The second irritating response is the one that is still disconcertingly shared by both bigots and so-called progressives alike. This is the ‘nobody cares’ crew, the ‘why does it matter’ gang, graffiting comment sections instead of neighbourhood fences. Among these are the folks who don’t want to hear a public coming-out story because it is ‘wrong’ and should be ‘kept behind closed doors’. These arguments have been hashed out so many times that it seems unnecessary to go over them again. For the moment, let’s let bi-gots be bi-gots.
The response that is most troubling and insidious comes from the (usually heterosexual, cisgender) progressives who believe that because they and everyone in their typically privileged bubble are enlightened and accepting of LBGTQI people, coming out doesn’t need to happen. Or even shouldn’t happen.
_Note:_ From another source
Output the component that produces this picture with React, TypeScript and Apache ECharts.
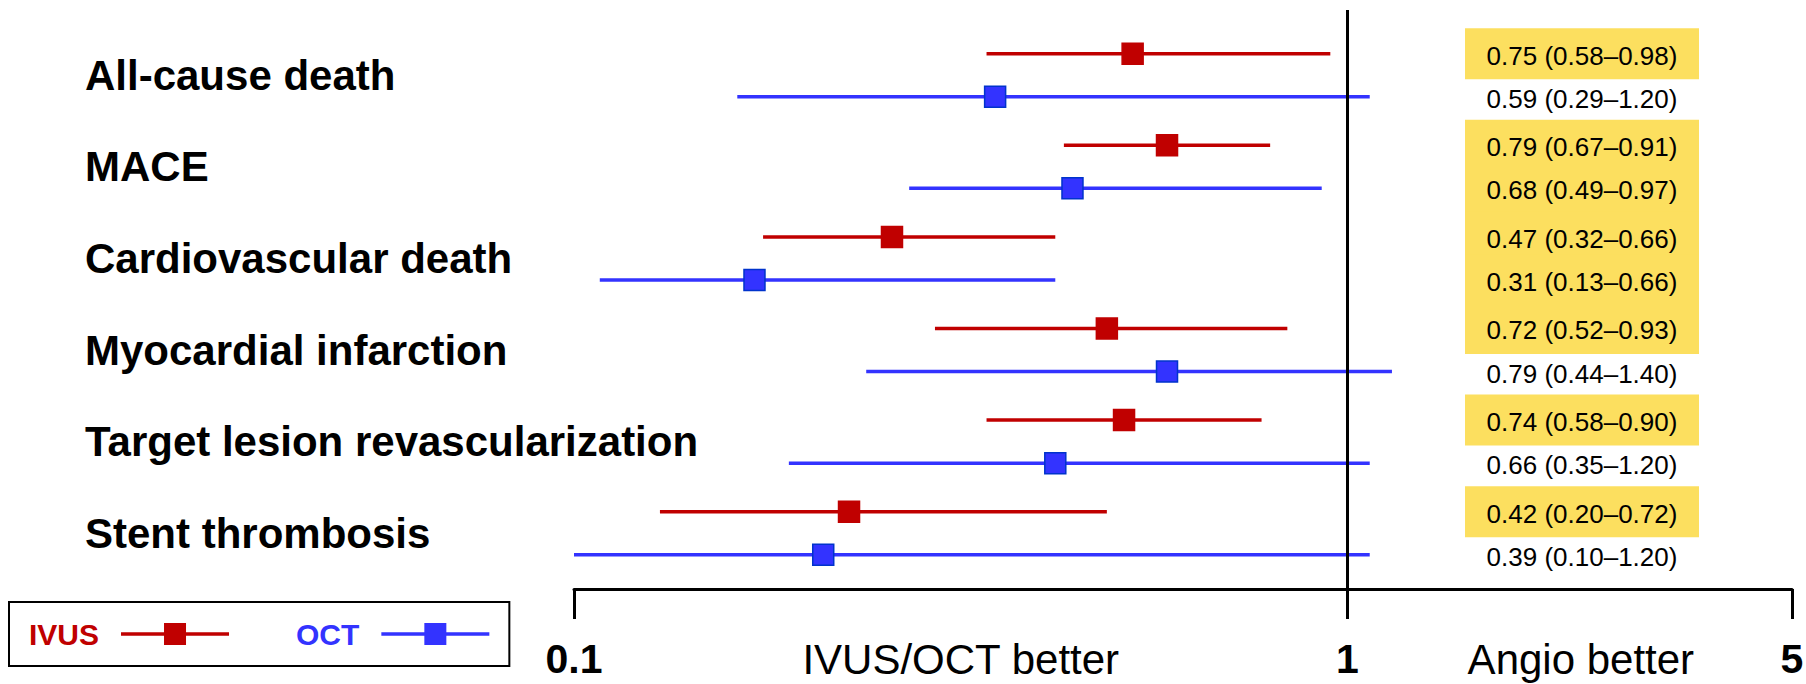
import React, { useEffect, useRef } from 'react';
import * as echarts from 'echarts';

// ---------------- data ----------------
const outcomes = [
  'All-cause death',
  'MACE',
  'Cardiovascular death',
  'Myocardial infarction',
  'Target lesion revascularization',
  'Stent thrombosis',
];
const ivusHR = [0.75, 0.79, 0.47, 0.72, 0.74, 0.42];
const ivusLo = [0.58, 0.67, 0.32, 0.52, 0.58, 0.2];
const ivusHi = [0.98, 0.91, 0.66, 0.93, 0.9, 0.72];
const octHR = [0.59, 0.68, 0.31, 0.79, 0.66, 0.39];
const octLo = [0.29, 0.49, 0.13, 0.44, 0.35, 0.1];
const octHi = [1.2, 0.97, 0.66, 1.4, 1.2, 1.2];
const tickValues = [0.1, 1, 5];
const tickLabels = ['0.1', '1', '5'];
const directionLabels = ['IVUS/OCT better', 'Angio better'];
const directionAt = [0.55, 3.1];
const seriesNames = ['IVUS', 'OCT'];

// ---------------- style / layout ----------------
const FONT = '"Liberation Sans", Arial, Helvetica, sans-serif';
const RED = '#C00000';
const RED_EDGE = '#C00000';
const BLUE = '#3333FF';
const BLUE_EDGE = '#0033CC';
const YELLOW = '#FCDF5F';
const OCT_OFFSET = 0.47;

// piecewise linear HR scale: 0.1..1 and 1..5 occupy different widths
const LEFT_SPAN = 773.5;
const RIGHT_SPAN = 444.5;
const R = RIGHT_SPAN / LEFT_SPAN;
const toAxis = (x: number) => (x <= 1 ? (x - 0.1) / 0.9 : 1 + ((x - 1) / 4) * R);
const U_MAX = toAxis(5);

const Y_MIN = -0.477;
const Y_MAX = 5.844;

const COL_LEFT = 1465;
const COL_WIDTH = 234;
const COL_CENTER = COL_LEFT + COL_WIDTH / 2;

const fmt = (v: number) => v.toFixed(2);

type Row = { y: number; text: string; sig: boolean };
const statRows: Row[] = [];
outcomes.forEach((_, i) => {
  statRows.push({
    y: i,
    text: `${fmt(ivusHR[i])} (${fmt(ivusLo[i])}\u2013${fmt(ivusHi[i])})`,
    sig: ivusHi[i] < 1,
  });
  statRows.push({
    y: i + OCT_OFFSET,
    text: `${fmt(octHR[i])} (${fmt(octLo[i])}\u2013${fmt(octHi[i])})`,
    sig: octHi[i] < 1,
  });
});

const LEGEND_ICON = 'path://M0 9.25H108V12.75H0Z M43 0H65V22H43Z';

function ciSeries(
  name: string,
  color: string,
  edge: string,
  hr: number[],
  lo: number[],
  hi: number[],
  offset: number,
  extra: any = {}
) {
  return {
    type: 'custom',
    name,
    itemStyle: { color },
    encode: { x: [1, 2, 3], y: 0 },
    data: hr.map((h, i) => [i + offset, toAxis(lo[i]), toAxis(h), toAxis(hi[i])]),
    renderItem: (params: any, api: any) => {
      const y = api.value(0);
      const a = api.coord([api.value(1), y]);
      const c = api.coord([api.value(2), y]);
      const b = api.coord([api.value(3), y]);
      return {
        type: 'group',
        children: [
          {
            type: 'line',
            shape: { x1: a[0], y1: a[1], x2: b[0], y2: b[1] },
            style: { stroke: color, lineWidth: 3.5 },
          },
          {
            type: 'rect',
            shape: { x: c[0] - 10.5, y: c[1] - 10.5, width: 21, height: 21 },
            style: { fill: color, stroke: edge, lineWidth: 1.5 },
          },
        ],
      };
    },
    ...extra,
  };
}

function buildOption(): any {
  const xLabelValues = [...tickValues.map(toAxis), ...directionAt.map(toAxis)];
  return {
    animation: false,
    backgroundColor: '#ffffff',
    textStyle: { fontFamily: FONT },
    grid: {
      left: 574,
      right: 1806 - 1792,
      top: 10,
      height: 579,
      containLabel: false,
      outerBoundsMode: 'none',
    },
    legend: {
      left: 9,
      top: 602,
      orient: 'horizontal',
      align: 'right',
      selectedMode: false,
      itemWidth: 108,
      itemHeight: 22,
      itemGap: 67,
      padding: [17, 20, 17, 20],
      borderColor: '#000',
      borderWidth: 2,
      textStyle: {
        fontFamily: FONT,
        fontSize: 30,
        fontWeight: 'bold',
        padding: [0, 17, 0, 0],
      },
      data: [
        { name: seriesNames[0], icon: LEGEND_ICON, textStyle: { color: RED } },
        { name: seriesNames[1], icon: LEGEND_ICON, textStyle: { color: BLUE } },
      ],
    },
    xAxis: {
      type: 'value',
      min: 0,
      max: U_MAX,
      axisLine: { show: true, onZero: false, lineStyle: { color: '#000', width: 3 } },
      axisTick: {
        show: true,
        customValues: tickValues.map(toAxis),
        length: 30,
        lineStyle: { color: '#000', width: 3 },
      },
      splitLine: { show: false },
      axisLabel: {
        show: true,
        customValues: xLabelValues,
        margin: 52,
        formatter: (v: number) => {
          for (let i = 0; i < tickValues.length; i++) {
            if (Math.abs(toAxis(tickValues[i]) - v) < 1e-6) return `{b|${tickLabels[i]}}`;
          }
          for (let i = 0; i < directionAt.length; i++) {
            if (Math.abs(toAxis(directionAt[i]) - v) < 1e-6) return `{n|${directionLabels[i]}}`;
          }
          return '';
        },
        rich: {
          b: { fontFamily: FONT, fontSize: 41, lineHeight: 36, fontWeight: 'bold', color: '#000' },
          n: { fontFamily: FONT, fontSize: 42, lineHeight: 36, fontWeight: 'normal', color: '#000' },
        },
      },
    },
    yAxis: {
      type: 'value',
      inverse: true,
      min: Y_MIN,
      max: Y_MAX,
      axisLine: { show: false, onZero: false },
      axisTick: { show: false },
      splitLine: { show: false },
      axisLabel: {
        show: true,
        customValues: outcomes.map((_, i) => i + OCT_OFFSET / 2),
        formatter: (v: number) => outcomes[Math.round(v - OCT_OFFSET / 2)] ?? '',
        align: 'left',
        margin: 574 - 85,
        fontFamily: FONT,
        fontSize: 42,
        fontWeight: 'bold',
        color: '#000',
      },
    },
    series: [
      {
        type: 'custom',
        name: 'stats',
        silent: true,
        encode: { x: 0, y: 1 },
        data: statRows.map((r) => [U_MAX, r.y]),
        renderItem: (params: any, api: any) => {
          const p = api.coord([api.value(0), api.value(1)]);
          const row = statRows[params.dataIndex];
          const children: any[] = [];
          if (row.sig) {
            children.push({
              type: 'rect',
              shape: { x: COL_LEFT, y: p[1] - 25.5, width: COL_WIDTH, height: 51 },
              style: { fill: YELLOW },
            });
          }
          children.push({
            type: 'text',
            x: COL_CENTER,
            y: p[1] + 2,
            style: {
              text: row.text,
              fill: '#000',
              fontFamily: FONT,
              fontSize: 26,
              align: 'center',
              verticalAlign: 'middle',
            },
          });
          return { type: 'group', children };
        },
      },
      ciSeries(seriesNames[0], RED, RED_EDGE, ivusHR, ivusLo, ivusHi, 0, {
        markLine: {
          silent: true,
          symbol: ['none', 'none'],
          label: { show: false },
          lineStyle: { color: '#000', width: 3, type: 'solid' },
          emphasis: { disabled: true },
          data: [{ xAxis: toAxis(1) }],
        },
      }),
      ciSeries(seriesNames[1], BLUE, BLUE_EDGE, octHR, octLo, octHi, OCT_OFFSET),
    ],
  };
}

export default function App() {
  const ref = useRef<HTMLDivElement | null>(null);
  useEffect(() => {
    if (!ref.current) return;
    const chart = echarts.init(ref.current, null, { renderer: 'svg' });
    chart.setOption(buildOption());
    return () => {
      chart.dispose();
    };
  }, []);
  return (
    <div
      ref={ref}
      style={{ position: 'fixed', left: 0, top: 0, width: 1806, height: 684, background: '#fff' }}
    />
  );
}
They ignore the fact that much of the world is still an unkind and hostile environment to those who exist outside of the rigid heterosexual and cisgender columns society enforces. They ignore the fact that there are people everywhere, young people especially, who might have gained strength from the joy and happiness in Ruby’s tweets, and the mostly-positive responses that followed her announcement. That importantly, they might have felt those things at a time when they were otherwise feeling desperately alone or isolated. To those who don’t feel welcome in the world, representation is vital, and the more diverse public examples we see of people being joyful and comfortable and accepted and loud about who they are, the better things will be.
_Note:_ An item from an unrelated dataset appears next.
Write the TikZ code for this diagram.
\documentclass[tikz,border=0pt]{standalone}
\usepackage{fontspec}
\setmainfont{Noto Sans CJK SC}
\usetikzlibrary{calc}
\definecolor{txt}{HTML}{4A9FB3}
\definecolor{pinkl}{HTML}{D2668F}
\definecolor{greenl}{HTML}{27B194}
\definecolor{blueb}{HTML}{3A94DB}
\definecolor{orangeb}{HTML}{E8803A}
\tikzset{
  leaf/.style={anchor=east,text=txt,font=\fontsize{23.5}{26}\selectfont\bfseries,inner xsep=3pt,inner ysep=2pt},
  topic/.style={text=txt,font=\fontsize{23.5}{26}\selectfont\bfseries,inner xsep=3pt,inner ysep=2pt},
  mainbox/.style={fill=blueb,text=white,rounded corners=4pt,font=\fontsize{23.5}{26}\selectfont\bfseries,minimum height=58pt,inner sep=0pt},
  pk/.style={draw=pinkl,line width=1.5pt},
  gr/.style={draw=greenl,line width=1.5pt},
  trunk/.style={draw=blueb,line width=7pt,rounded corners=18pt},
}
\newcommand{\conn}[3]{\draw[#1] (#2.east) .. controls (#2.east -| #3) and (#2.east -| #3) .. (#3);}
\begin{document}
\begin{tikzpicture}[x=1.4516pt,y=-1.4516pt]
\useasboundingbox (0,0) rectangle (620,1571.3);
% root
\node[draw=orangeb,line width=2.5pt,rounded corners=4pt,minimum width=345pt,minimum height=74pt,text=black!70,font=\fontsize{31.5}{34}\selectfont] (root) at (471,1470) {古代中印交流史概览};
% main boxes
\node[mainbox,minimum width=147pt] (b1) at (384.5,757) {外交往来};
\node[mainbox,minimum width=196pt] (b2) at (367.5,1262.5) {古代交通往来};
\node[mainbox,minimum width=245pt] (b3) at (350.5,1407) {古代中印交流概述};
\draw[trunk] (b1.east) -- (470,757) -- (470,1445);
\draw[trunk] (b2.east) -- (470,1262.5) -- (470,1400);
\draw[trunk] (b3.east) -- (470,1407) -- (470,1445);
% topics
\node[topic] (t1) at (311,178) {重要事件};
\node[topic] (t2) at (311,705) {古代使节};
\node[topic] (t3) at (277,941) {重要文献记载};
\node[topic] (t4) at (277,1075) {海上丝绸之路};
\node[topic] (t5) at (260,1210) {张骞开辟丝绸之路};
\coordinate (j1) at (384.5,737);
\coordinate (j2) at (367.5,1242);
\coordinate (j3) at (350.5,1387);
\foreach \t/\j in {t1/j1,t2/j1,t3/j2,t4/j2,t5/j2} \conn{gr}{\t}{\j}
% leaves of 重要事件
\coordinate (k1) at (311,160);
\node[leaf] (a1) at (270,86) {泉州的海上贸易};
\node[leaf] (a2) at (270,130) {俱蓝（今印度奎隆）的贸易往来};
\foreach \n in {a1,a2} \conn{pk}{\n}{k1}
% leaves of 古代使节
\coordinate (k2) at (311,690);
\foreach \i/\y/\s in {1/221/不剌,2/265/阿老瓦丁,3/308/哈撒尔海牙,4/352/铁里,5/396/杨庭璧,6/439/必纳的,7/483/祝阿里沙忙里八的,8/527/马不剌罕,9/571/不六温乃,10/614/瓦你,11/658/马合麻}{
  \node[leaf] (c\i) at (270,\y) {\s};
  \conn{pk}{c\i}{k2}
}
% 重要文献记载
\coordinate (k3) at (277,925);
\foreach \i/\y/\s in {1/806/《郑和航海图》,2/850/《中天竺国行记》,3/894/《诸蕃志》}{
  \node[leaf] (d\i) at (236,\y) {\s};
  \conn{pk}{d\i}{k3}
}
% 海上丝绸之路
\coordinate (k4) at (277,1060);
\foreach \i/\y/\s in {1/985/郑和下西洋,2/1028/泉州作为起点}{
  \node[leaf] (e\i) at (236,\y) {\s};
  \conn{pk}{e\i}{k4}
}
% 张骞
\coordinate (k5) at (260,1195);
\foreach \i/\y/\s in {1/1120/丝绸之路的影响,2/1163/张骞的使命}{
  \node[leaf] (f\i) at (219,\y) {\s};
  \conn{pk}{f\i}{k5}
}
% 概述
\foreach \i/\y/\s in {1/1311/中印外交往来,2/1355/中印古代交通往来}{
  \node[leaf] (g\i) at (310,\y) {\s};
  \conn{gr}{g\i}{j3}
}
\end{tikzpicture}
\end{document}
My hope is that these kinds of actions will contribute to breaking down some of the heteronormativity that non-heterosexual or cisgender people still encounter. Constantly encountering incorrect assumptions about your sex or sexuality can cause an array of problems, ranging from slight annoyance all the way to making you feel unseen and unaccepted. For me, coming out as a lesbian has been a long and wearying process, not one that was over once I sat my family down in front of Ellen’s talk show and pointed at her and then back at myself until they understood. A lot of people are still determined to make everyone fit into the little boxes they have reserved for them in their brains. Unless you have ‘LESBIAN’ tattooed across your forehead (which I might yet do), almost every person you interact with on a daily basis will assume your heterosexuality.
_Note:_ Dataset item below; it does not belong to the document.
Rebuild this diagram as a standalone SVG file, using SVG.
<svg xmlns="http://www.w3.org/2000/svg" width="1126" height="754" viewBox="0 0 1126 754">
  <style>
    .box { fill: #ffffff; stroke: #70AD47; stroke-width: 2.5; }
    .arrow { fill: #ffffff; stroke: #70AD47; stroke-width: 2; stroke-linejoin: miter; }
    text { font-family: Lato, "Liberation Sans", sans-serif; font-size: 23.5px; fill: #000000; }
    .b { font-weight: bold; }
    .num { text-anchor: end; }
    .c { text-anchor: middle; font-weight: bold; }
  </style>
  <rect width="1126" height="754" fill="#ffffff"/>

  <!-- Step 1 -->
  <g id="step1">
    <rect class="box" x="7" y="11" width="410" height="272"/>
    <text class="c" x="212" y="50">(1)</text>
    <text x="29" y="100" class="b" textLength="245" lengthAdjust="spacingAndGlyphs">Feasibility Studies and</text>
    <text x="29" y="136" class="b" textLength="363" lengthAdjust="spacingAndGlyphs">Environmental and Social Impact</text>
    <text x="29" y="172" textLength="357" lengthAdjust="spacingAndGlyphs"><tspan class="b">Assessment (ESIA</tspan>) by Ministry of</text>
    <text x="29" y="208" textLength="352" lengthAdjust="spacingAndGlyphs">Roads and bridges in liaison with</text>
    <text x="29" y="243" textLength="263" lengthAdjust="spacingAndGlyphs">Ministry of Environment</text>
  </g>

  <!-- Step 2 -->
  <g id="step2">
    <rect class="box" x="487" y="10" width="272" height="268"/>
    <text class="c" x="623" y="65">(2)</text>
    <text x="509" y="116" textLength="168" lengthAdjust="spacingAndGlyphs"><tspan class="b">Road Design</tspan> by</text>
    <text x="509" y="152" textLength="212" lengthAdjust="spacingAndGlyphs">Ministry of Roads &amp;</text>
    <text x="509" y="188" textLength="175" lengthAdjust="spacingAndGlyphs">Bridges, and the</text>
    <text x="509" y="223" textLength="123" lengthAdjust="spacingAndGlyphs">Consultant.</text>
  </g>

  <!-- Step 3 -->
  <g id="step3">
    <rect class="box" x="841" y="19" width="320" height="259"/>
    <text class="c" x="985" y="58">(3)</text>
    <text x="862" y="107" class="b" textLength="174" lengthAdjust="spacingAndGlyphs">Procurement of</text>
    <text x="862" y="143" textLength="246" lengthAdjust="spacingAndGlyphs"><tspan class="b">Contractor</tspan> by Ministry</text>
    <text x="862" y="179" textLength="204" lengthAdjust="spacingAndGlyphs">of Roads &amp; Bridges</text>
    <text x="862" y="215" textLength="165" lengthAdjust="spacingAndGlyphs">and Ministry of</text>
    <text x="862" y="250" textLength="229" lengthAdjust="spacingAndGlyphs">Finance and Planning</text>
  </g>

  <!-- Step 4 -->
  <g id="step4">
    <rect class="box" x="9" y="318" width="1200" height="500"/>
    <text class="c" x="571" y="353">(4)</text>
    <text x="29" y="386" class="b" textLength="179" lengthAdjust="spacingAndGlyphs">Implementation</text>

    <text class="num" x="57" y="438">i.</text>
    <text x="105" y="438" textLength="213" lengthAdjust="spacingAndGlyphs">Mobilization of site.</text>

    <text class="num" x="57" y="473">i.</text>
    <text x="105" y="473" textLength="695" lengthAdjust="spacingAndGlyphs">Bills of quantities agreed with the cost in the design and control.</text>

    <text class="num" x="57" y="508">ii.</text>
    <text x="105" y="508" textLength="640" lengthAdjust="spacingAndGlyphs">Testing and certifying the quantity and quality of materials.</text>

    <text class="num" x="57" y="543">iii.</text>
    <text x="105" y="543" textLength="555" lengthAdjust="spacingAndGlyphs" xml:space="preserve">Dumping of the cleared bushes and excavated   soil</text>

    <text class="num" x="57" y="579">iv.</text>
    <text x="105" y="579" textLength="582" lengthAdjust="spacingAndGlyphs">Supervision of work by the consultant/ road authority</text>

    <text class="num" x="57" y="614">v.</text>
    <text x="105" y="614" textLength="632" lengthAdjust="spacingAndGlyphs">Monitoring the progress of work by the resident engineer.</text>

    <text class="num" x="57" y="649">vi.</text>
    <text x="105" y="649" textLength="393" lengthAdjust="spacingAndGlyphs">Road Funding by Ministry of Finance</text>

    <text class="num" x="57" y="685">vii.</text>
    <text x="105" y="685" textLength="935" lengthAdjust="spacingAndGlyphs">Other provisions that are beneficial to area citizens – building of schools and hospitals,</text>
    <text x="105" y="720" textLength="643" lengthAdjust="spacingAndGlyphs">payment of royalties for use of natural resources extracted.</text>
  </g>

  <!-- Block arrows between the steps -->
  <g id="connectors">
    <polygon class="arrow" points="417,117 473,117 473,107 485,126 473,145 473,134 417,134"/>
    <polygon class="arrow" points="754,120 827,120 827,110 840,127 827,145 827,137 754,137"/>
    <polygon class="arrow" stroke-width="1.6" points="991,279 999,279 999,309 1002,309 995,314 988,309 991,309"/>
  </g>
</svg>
This will happen constantly in small ways. Doctors will ask you about your sexual history with your boyfriends, pay TV employees will tell you that your partner will ‘…really love the sports channels, most men do’, hairdressers will ask about your husband. Hotel receptionists will assume your booking is incorrect, and try to put you into separate beds. Don’t get me wrong, I know that these are not life-endangering moments, but they are still all unnecessary moments. You are just there to see a doctor, or have a haircut, when all of a sudden you are reminded that you are different. You are forced to come out to strangers over and over again. You are required to either refute their assumptions and risk having an awkward or unpleasant discussion with a stranger about your personal life, or you are forced to lie. For a white cisgender lesbian, this is tiring, it is frustrating, and the constant nature of it can wear you down. I can only imagine how these assumptions affect transgender people, with the added very real risk to their health and safety.
The old saying goes ‘to assume makes an ass out of me and u’ – but at this point, in 2015, it really is mainly you. When public figures take the step of loudly coming out, they are breaking down some of these norms. It is not only important for the people who are different themselves to see these things, but also for the people who aren’t used to seeing differences. The audience of the Great British Bake Off would include many people who have assumptions about what a queer woman looks and acts like, and those limited assumptions probably didn’t include someone like Ruby Tandoh. And now, they might.
Each time this happens, each time the world is shown a person who doesn’t fit the stereotypes, a person they like or know, a person who they wouldn’t have assumed to be queer or transgender or gender fluid or bisexual or asexual or anything outside straight and cisgender, then the Great Wall of Heteronormative Assumption crumbles a little bit further. The more that the wall crumbles, and the more accepting and knowledgeable society becomes of differences; the more people will feel less different. When society finally evolves to a place where assumptions aren’t made about sexuality or sex, a place where everyone can explore who they want to be, and who they want to be with, openly and early – that will be the day that ‘coming out’ will be unnecessary. Until then, I will keep applauding people like Ruby Tandoh (and not just in the hope that they will send me baked goods).